One idea for finding a list of common probability distributions: seach arxiv.org for usage of the names of distributions, like so: https://www.google.com/search?q=site%3Aarxiv.org+%22gamma+distribution%22

Gamma distribution is found 2500 times, but Poisson distribution is found over 10,000 times. You could use this to get an idea which distributions are most utilized.

dennyabraham commented 13 years ago

I went through the remaining distributions available in gsl not yet implemented in distributions and counted their arxiv.org mentions, including synonymous names where possible. This is ranked based on number of mentions. Some distributions are listed multiple times when using synonymous names yielded many many more results, particularly when synonymous names are generic terms (ex: uniform distribution).

Arxiv Mentions Names Other Names Notes
590Flat (Uniform) DistributionIncluding 'Uniform Distribution'
370Lognormal DistributionGalton Distribution
174Laplace DistributionGumbel Distribution, Double Exponential Distribution
125Levy alpha-Stable DistributionsStable DistributionIncluding 'Stable Distribution'
85Levy skew alpha-Stable DistributionLevy Distribution, Van der Waals profileIncluding 'Levy Distribution'
74 Geometric Distribution
66 Pareto DistributionBradford Distribution
64 Negative Binomial Distribution
63 Flat (Uniform) DistributionNot Including 'Uniform Distribution'
61 Weibull Distribution
47 Dirichlet Distribution
39 Cauchy DistributionLorentz Distribution, Breit–Wigner Distribution
31 Bernoulli Distribution
31 Multinomial Distribution
26 Rayleigh Distribution
18 Logarithmic Distributionlogarithmic series distribution, log-series distribution
7 Exponential Power DistributionGeneralized Gaussian Distribution, Generalized Normal Distribution
6 Landau Distribution
4 Logistic Distribution
2 Gaussian Tail Distribution
2 General Discrete Distributions
2 Pascal Distribution
2 Levy alpha-Stable DistributionsStable DistributionNot Including 'Stable Distribution'
1 Levy skew alpha-Stable DistributionLevy Distribution, Van der Waals profileNot Including 'Levy Distribution'
0 Rayleigh Tail Distribution
0 Spherical Vector Distributions
0 Type-1 Gumbel Distribution
0 Type-2 Gumbel Distribution
lstrzebinczyk commented 12 years ago

Is there need for anything more than density function, distribution function, characteristic function, some params for every distribution and maybe plot?
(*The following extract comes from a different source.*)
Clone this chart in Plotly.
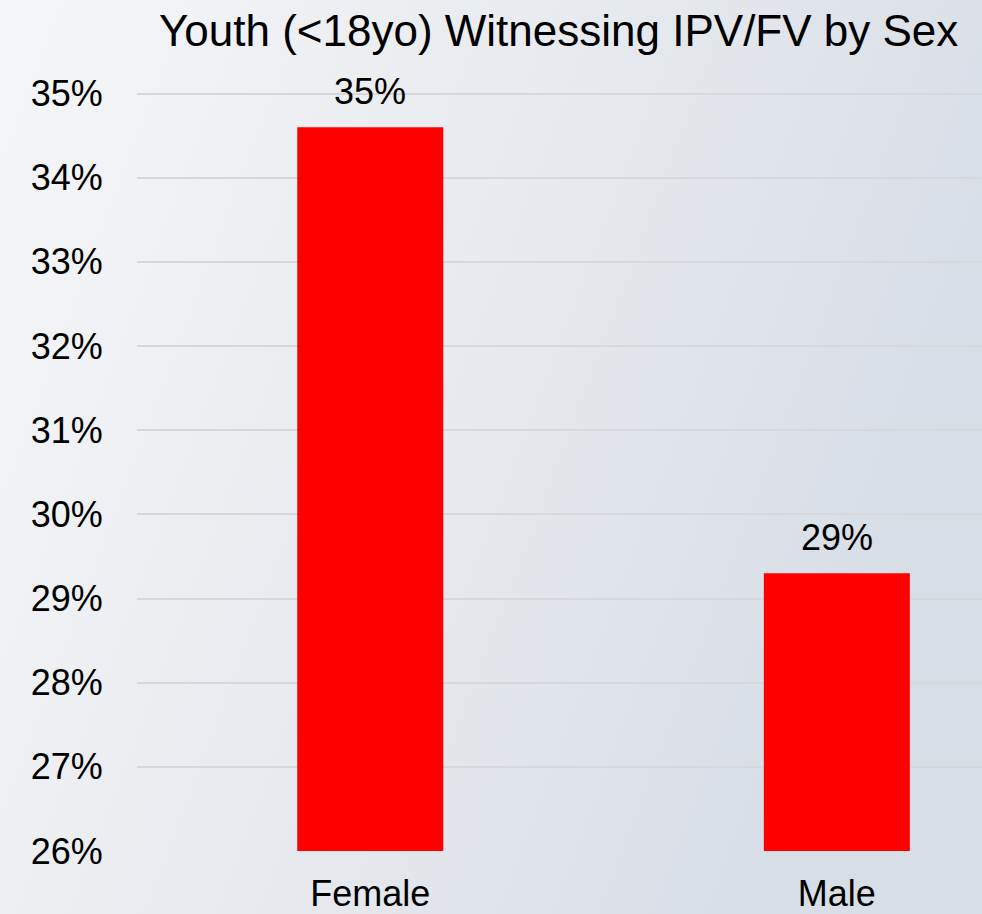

If not, it shouldnt be too hard to implement everything from scratch.

boutil commented 12 years ago

The Stan project: http://mc-stan.org/ has a BSD-3-clause license and has a certain number of built-in probability distributions which are on the list, with expressions given explicitly in the documentation: http://stan.googlecode.com/files/stan-reference-1.0.2.pdf.

I guess that the argument of the license compatibility holds only for those distribution with no explicit density function, and thus for which some particular algorithm is needed. Otherwise, it seems difficult to believe that the GPL of GSL covers also the mathematical expression describing the distribution.

translunar commented 12 years ago

Ahh, thanks. This is helpful.

Unfortunately, licenses cover the approximations used for various functions. You nearly always need to use an approximation.

boris-s commented 11 years ago

Categorical distribution is missing from the list. It's not such an easy problem to just omit.

vpereira commented 11 years ago

related with this theme, I started to write something with jruby and commons, you can find it here https://github.com/vpereira/distribution/tree/jruby_support (warning, probably it isn't working, but you can read the code and see what I'm trying to do :)). I do support as well GSL, but I'm willing to remove the whole MRI support and just work on top of jruby. There are some really good java library and wiith the license that we need jscience (BSD) and Commons (apache). Beside it the GSL ruby support isn't complete and well, GPL isn't the way to go.